People listen to a motivational speaker, get charged for an hour and then head back to their routine. There are hardly a few who are truly inspired to change. Why is that so?

There are some people who implement these things. Pretty much most of them walk away with a 31-day action plan. Research has shown that it takes 31 days of conscious effort to make or break a habit. That means, if one practices something consistently for 31 days, on the 32nd day it does become a habit. Information has been internalised into behavioural change, which is called transformation. Unless the behaviour changes, learning has not taken place, it only remains as information.

Again, research shows that 70 per cent of the information is lost after 48 hours. In school, the teachers always ask the children to revise their lessons that very night. If a lesson is revised twice or thrice within 48 hours, then the retention capacity goes up by 70 per cent.

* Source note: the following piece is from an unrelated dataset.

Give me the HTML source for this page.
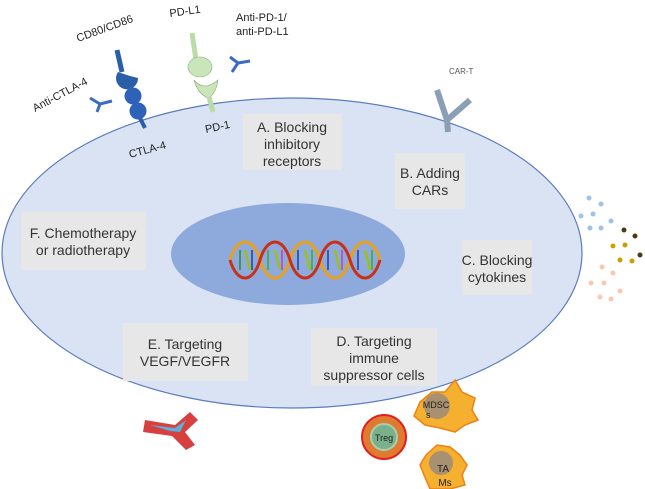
<!DOCTYPE html>
<html><head><meta charset="utf-8"><style>
html,body{margin:0;padding:0;background:#fff;}
svg{display:block;font-family:"Liberation Sans",sans-serif;}
.b{fill:#e7e7e7;}
.t{font-size:14px;fill:#333;text-anchor:middle;}
.s{font-size:11px;fill:#222;}
</style></head><body>
<svg width="645" height="489" viewBox="0 0 645 489">
<ellipse cx="292" cy="253" rx="290" ry="155" fill="#dae3f3" stroke="#5b7cbd" stroke-width="1.2"/>
<ellipse cx="288" cy="254" rx="117" ry="51" fill="#8eaadc"/>
<!-- DNA -->
<g stroke-width="1.5">
<line x1="240" y1="250" x2="240" y2="270" stroke="#2a8a2a"/><line x1="252" y1="250" x2="252" y2="270" stroke="#2040a0"/><line x1="268" y1="250" x2="268" y2="270" stroke="#30b030"/><line x1="282" y1="250" x2="282" y2="270" stroke="#c040c0"/><line x1="298" y1="250" x2="298" y2="270" stroke="#2040a0"/><line x1="312" y1="250" x2="312" y2="270" stroke="#30b030"/><line x1="328" y1="250" x2="328" y2="270" stroke="#2040a0"/><line x1="342" y1="250" x2="342" y2="270" stroke="#c040c0"/><line x1="358" y1="250" x2="358" y2="270" stroke="#2040a0"/><line x1="372" y1="250" x2="372" y2="270" stroke="#30b030"/>
</g>
<g stroke-width="3" fill="none">
<path d="M230 272 C237 248,253 248,260 272 S283 296,290 272 S313 248,320 272 S343 296,350 272 S373 248,380 272" stroke="#e8a020" transform="translate(0,-12)"/>
<path d="M230 248 C237 272,253 272,260 248 S283 224,290 248 S313 272,320 248 S343 224,350 248 S373 272,380 248" stroke="#c83018" transform="translate(0,12)"/>
<path d="M245 250 L250 270 M275 250 L280 270 M305 250 L310 270 M335 250 L340 270 M365 250 L370 270" stroke="#9ac020" stroke-width="2.5"/>
</g>
<!-- boxes -->
<rect class="b" x="243" y="114" width="99" height="56"/>
<text class="t" x="292" y="132">A. Blocking</text><text class="t" x="292" y="149">inhibitory</text><text class="t" x="292" y="166">receptors</text>
<rect class="b" x="395" y="153" width="70" height="56"/>
<text class="t" x="430" y="178">B. Adding</text><text class="t" x="430" y="195">CARs</text>
<rect class="b" x="462" y="240" width="70" height="55"/>
<text class="t" x="497" y="265">C. Blocking</text><text class="t" x="497" y="282">cytokines</text>
<rect class="b" x="311" y="328" width="126" height="58"/>
<text class="t" x="374" y="346">D. Targeting</text><text class="t" x="374" y="363">immune</text><text class="t" x="374" y="380">suppressor cells</text>
<rect class="b" x="123" y="323" width="125" height="58"/>
<text class="t" x="185" y="349">E. Targeting</text><text class="t" x="185" y="366">VEGF/VEGFR</text>
<rect class="b" x="21" y="212" width="125" height="58"/>
<text class="t" x="83" y="238">F. Chemotherapy</text><text class="t" x="83" y="255">or radiotherapy</text>
<!-- CTLA4 -->
<line x1="117" y1="50" x2="122" y2="72" stroke="#2a5fa8" stroke-width="5"/>
<path d="M118 72 a11 11 0 1 0 20 6 l-8 -2z" fill="#2a5fa8"/>
<circle cx="133" cy="96" r="8.5" fill="#2e62b8"/>
<circle cx="138" cy="111" r="8.5" fill="#2e62b8"/>
<line x1="140" y1="118" x2="145" y2="128" stroke="#2a5fa8" stroke-width="4"/>
<text class="s" x="78" y="42" transform="rotate(-20 78 42)">CD80/CD86</text>
<text class="s" x="35" y="112" transform="rotate(-28 35 112)">Anti-CTLA-4</text>
<text class="s" x="130" y="158" transform="rotate(-15 130 158)">CTLA-4</text>
<path d="M90 98 L100 104 L112 101 M100 104 L97 112" stroke="#3a6cc0" stroke-width="3" fill="none"/>
<!-- PD-1 -->
<line x1="192" y1="33" x2="196" y2="60" stroke="#b9dca9" stroke-width="5"/>
<ellipse cx="200" cy="67" rx="12" ry="10" fill="#c9e6bb" stroke="#8aa87a" stroke-width="0.6"/>
<path d="M194 80 q10 12 24 0 q-2 14 -10 18 q-10 -4 -14 -18z" fill="#c9e6bb" stroke="#8aa87a" stroke-width="0.6"/>
<line x1="209" y1="97" x2="213" y2="112" stroke="#b9dca9" stroke-width="5"/>
<text class="s" x="170" y="17" transform="rotate(-8 170 17)">PD-L1</text>
<text class="s" x="236" y="21">Anti-PD-1/</text><text class="s" x="236" y="35">anti-PD-L1</text>
<text class="s" x="206" y="133" transform="rotate(-12 206 133)">PD-1</text>
<path d="M230 57 L238 63 L250 61 M238 63 L232 72" stroke="#3a6cc0" stroke-width="3" fill="none"/>
<!-- CAR-T -->
<text x="449" y="74" font-size="8" fill="#555">CAR-T</text>
<path d="M437 90 L447 120 L470 100 M447 120 L448 132" stroke="#8a9fb5" stroke-width="6" fill="none"/>
<!-- dots -->
<g fill="#9ec3e6"><circle cx="589" cy="198" r="2.5"/><circle cx="601" cy="204" r="2.5"/><circle cx="581" cy="216" r="2.5"/><circle cx="593" cy="214" r="2.5"/><circle cx="611" cy="221" r="2.5"/><circle cx="590" cy="228" r="2.5"/><circle cx="601" cy="228" r="2.5"/></g>
<g fill="#c9a000"><circle cx="624" cy="230" r="2.5" fill="#4a3a10"/><circle cx="635" cy="236" r="2.5" fill="#4a3a10"/><circle cx="613" cy="246" r="2.5"/><circle cx="625" cy="245" r="2.5"/><circle cx="620" cy="260" r="2.5"/><circle cx="632" cy="261" r="2.5"/><circle cx="640" cy="255" r="2.5" fill="#4a3a10"/></g>
<g fill="#f8c8b0"><circle cx="602" cy="267" r="2.5"/><circle cx="613" cy="273" r="2.5"/><circle cx="591" cy="283" r="2.5"/><circle cx="604" cy="283" r="2.5"/><circle cx="620" cy="291" r="2.5"/><circle cx="600" cy="297" r="2.5"/><circle cx="611" cy="299" r="2.5"/></g>
<!-- vessel -->
<path d="M145 420 L175 425 L190 412 L198 420 L185 432 L195 445 L186 450 L172 436 L143 432z" fill="#d84040"/>
<path d="M150 425 L175 428 L186 420 L180 432 L170 431z" fill="#5ab0d8"/>
<!-- Treg -->
<circle cx="384" cy="437" r="22" fill="#e07a30" stroke="#e02020" stroke-width="2"/>
<circle cx="384" cy="437" r="13" fill="#7ab08a" stroke="#a8d0b0" stroke-width="2"/>
<text x="384" y="441" font-size="9" text-anchor="middle" fill="#222">Treg</text>
<!-- MDSC -->
<path d="M420 402 L432 392 L445 392 L455 380 L462 392 L475 398 L472 410 L478 420 L465 425 L455 432 L440 428 L425 425 L414 416z" fill="#f5b030" stroke="#f08010" stroke-width="1.5"/>
<circle cx="437" cy="406" r="13" fill="#a89070"/>
<text x="436" y="408" font-size="9" text-anchor="middle" fill="#222">MDSC</text>
<text x="426" y="418" font-size="9" fill="#222">s</text>
<!-- TAMs -->
<path d="M426 455 L437 445 L450 447 L460 455 L467 465 L462 475 L465 485 L450 489 L430 489 L424 475 L420 465z" fill="#f5b030" stroke="#f08010" stroke-width="1.5"/>
<circle cx="441" cy="463" r="12" fill="#a89070"/>
<text x="443" y="472" font-size="10" text-anchor="middle" fill="#222">TA</text>
<text x="445" y="486" font-size="10" text-anchor="middle" fill="#222">Ms</text>
</svg>
</body></html>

But again, just like our bodies need food everyday, our minds also need positive thoughts everyday.

Why was your political stint so brief? (Shiv Khera stood in the 2004 general elections as an independent candidate from the South Delhi parliamentary constituency, but got only 1 per cent votes. He has also been an active supporter of the anti-reservation movement, specially ‘Youth For Quality’, the movement by medical students of AIIMS in 2006.)

I pulled out around two years ago, because it became too stressful for me both physically and financially. I was not in a position to make it a full-time profession for myself. Though I met some wonderful people in the process who had put a lot of confidence in me. But somewhere I would say I failed. I will not blame anyone — not even the system! It’s just that maybe I couldn’t provide the right kind of leadership that ought to have been, as I could barely sustain myself.

What do you see in store for this country and its youth?

The only hope that I have is that a good leadership comes out of the youth. Unless that happens, we are heading for major challenges. The only solution to this is to get a very strong national leadership in place.

So, what motivates the motivator?

I think it’s the person’s conviction that really carries a person. I mean what motivates people like Anna Hazare, Netaji, Bhagat Singh…you don’t have any outside motivation, neither is it monetary or financial. What motivates the motivator is the belief in what you do. But keep in mind, false belief is also a belief. If I believe I can’t do it then I won’t be able to do it, and if I have the belief that I can, then I will.

Finally, what motivation would you prescribe for Calcutta?

Oh Calcutta (smiles)… I was born in Bihar and would keep coming to Calcutta because we had coal mines in various places. So Calcutta is not new to me from that perspective. But I think what we need in Calcutta is probably some good vitality. We need to see some good infrastructure, we need to get rid of all the poverty around the city. And all this can only take place when the growth that is happening in the business community comes up and for once if the people start taking pride in their performance. They will then hold themselves accountable to higher standards.

Top sellers

You Can Win

[Macmillan India, Rs 365] Khera’s first book, published in 1998. It aimed to inspire positive attitude and personal growth and remains on the best-sellers list till date.

Living With Honour

[Macmillan India, Rs 295] His second book came after a gap of five years and dealt with living an honourable life in a fractured world. An authoritative take, the book became a best-seller within days of its release.

Freedom is not Free

[Macmillan India, Rs 295] This was penned by Khera when he was completely fed-up with the country’s poor state. It is his call to his countrymen to pick up the cudgels to reform society. Published right before his break into the Indian political system.

You Can Sell

[Westland, Rs 275] The latest by Shiv Khera brings forward time-tested principles that would make a successful sales professional.